# Lose your Nursing License



## MR2012 (Jan 22, 2011)

So this might be a stupid question, but...

Upon graduation of nursing school, I planned to take my NCLEX but not work immediately (vacation for a year or so before I begin to practice). Will I lose my license if I do this? Is there a certain period of time I have to begin practice after I graduate?
Thanks


----------



## fairbecca (Dec 31, 2010)

MR2012 said:


> So this might be a stupid question, but...
> 
> Upon graduation of nursing school, I planned to take my NCLEX but not work immediately (vacation for a year or so before I begin to practice). Will I lose my license if I do this? Is there a certain period of time I have to begin practice after I graduate?
> Thanks


No question is stupid where our nursing licenses are concerned. If you have taken and passed your NCLEX, then you will need to renew your license on odd years for your birthday. 
Georgia Secretary of State | PLB

Do not let it lapse.
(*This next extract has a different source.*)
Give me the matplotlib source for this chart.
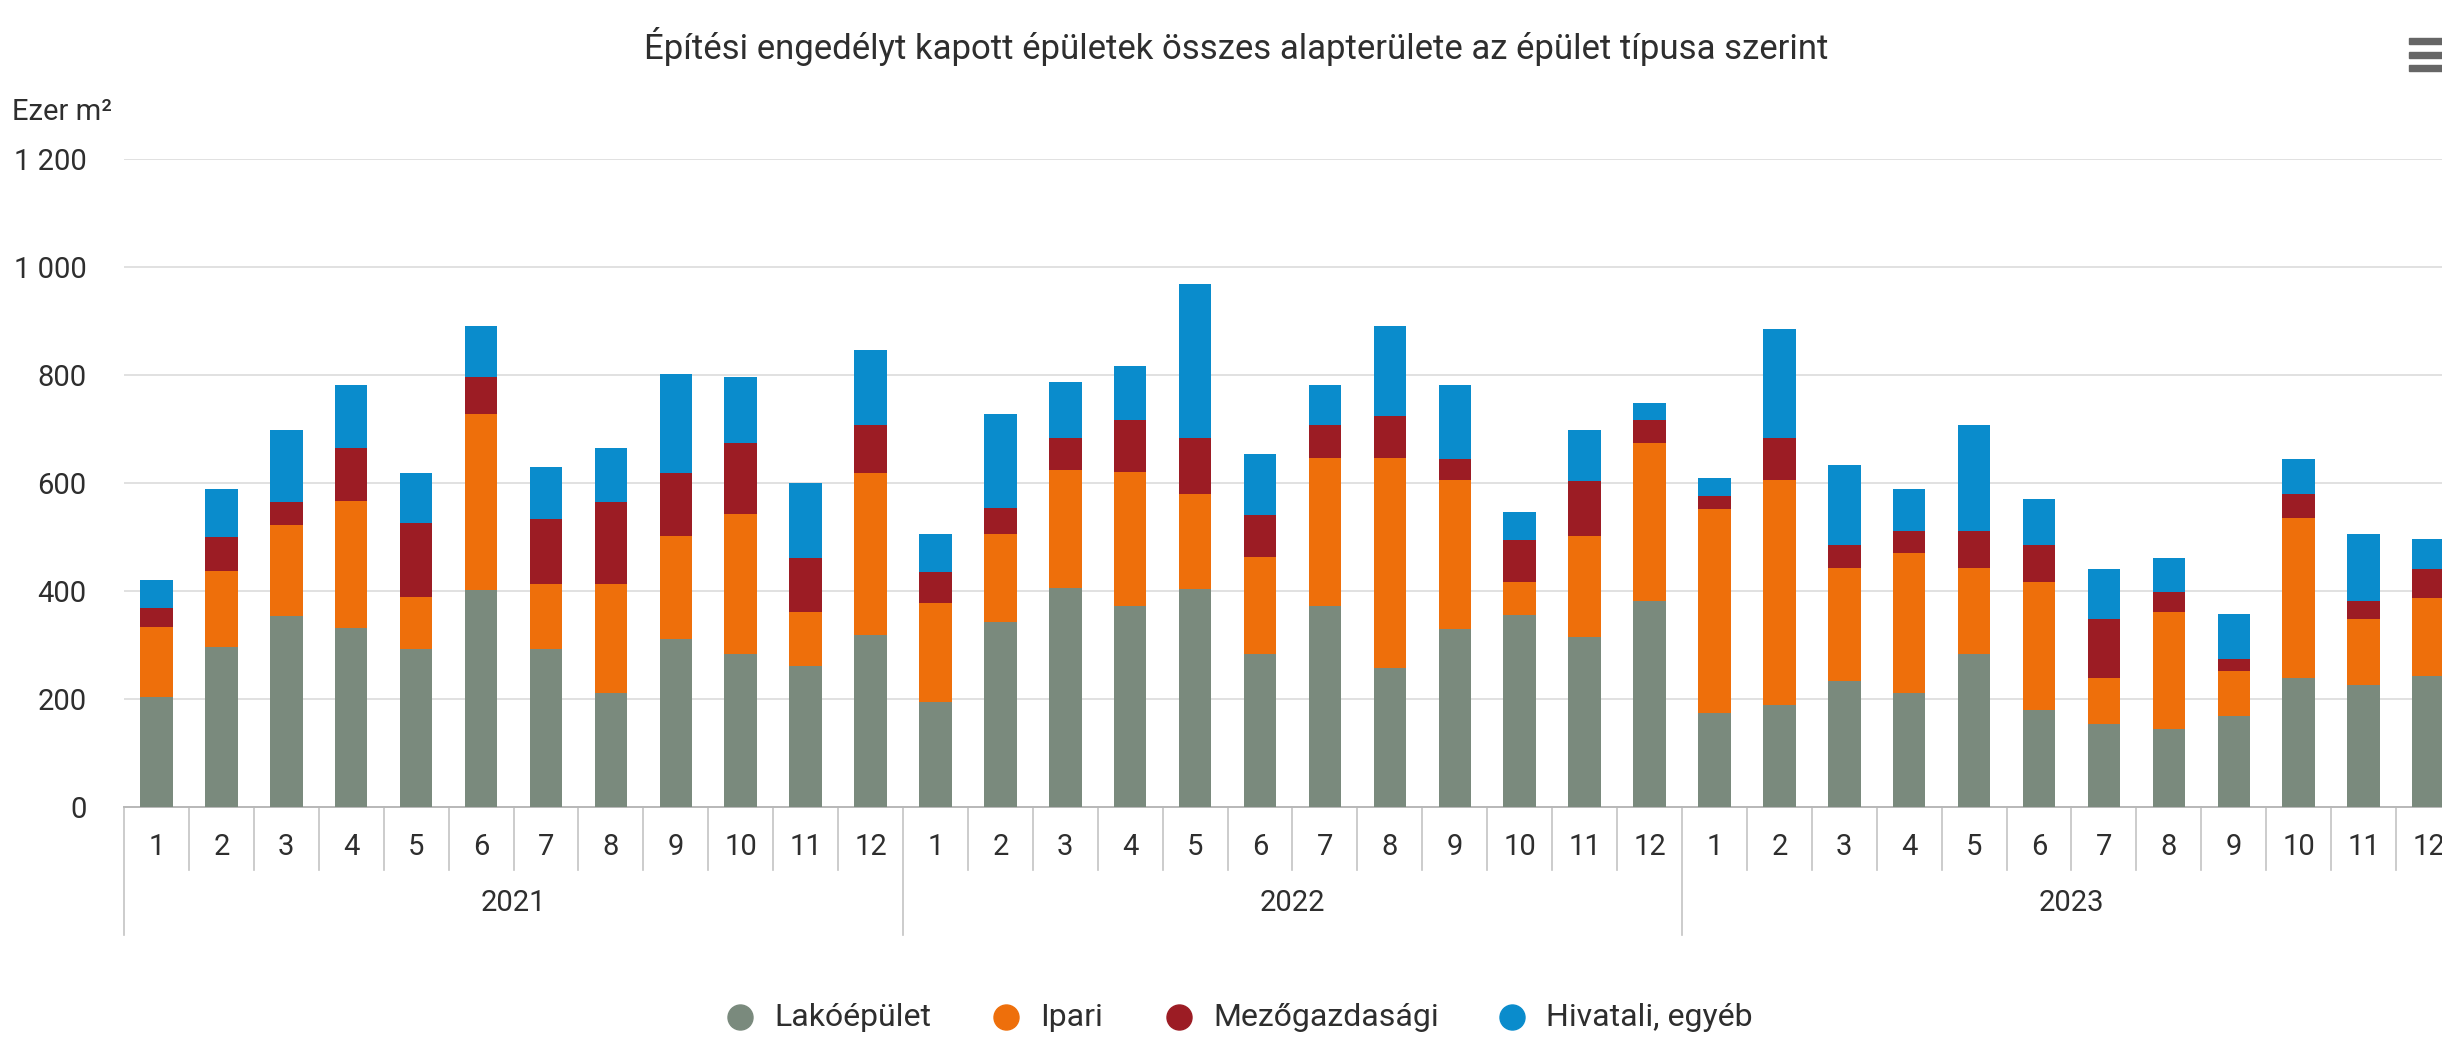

Even if you are not practicing, it is best to keep it renewed. 
I will add that the farther you get away from using your newly learned skills..the harder it will be for you to attain proficiency. Use them or lose them. Volunteer for health fairs if nothing else. Check your state board of nursing site for rules and regs. Enjoy your holiday, too. 
Thanks, Polly


----------



## twostep (Apr 3, 2008)

Please do renew on time! Here is info on state board contacts.
Complete List of State Nursing Boards | Learn Nursing Degree Requirements from State Boards of Nursing


----------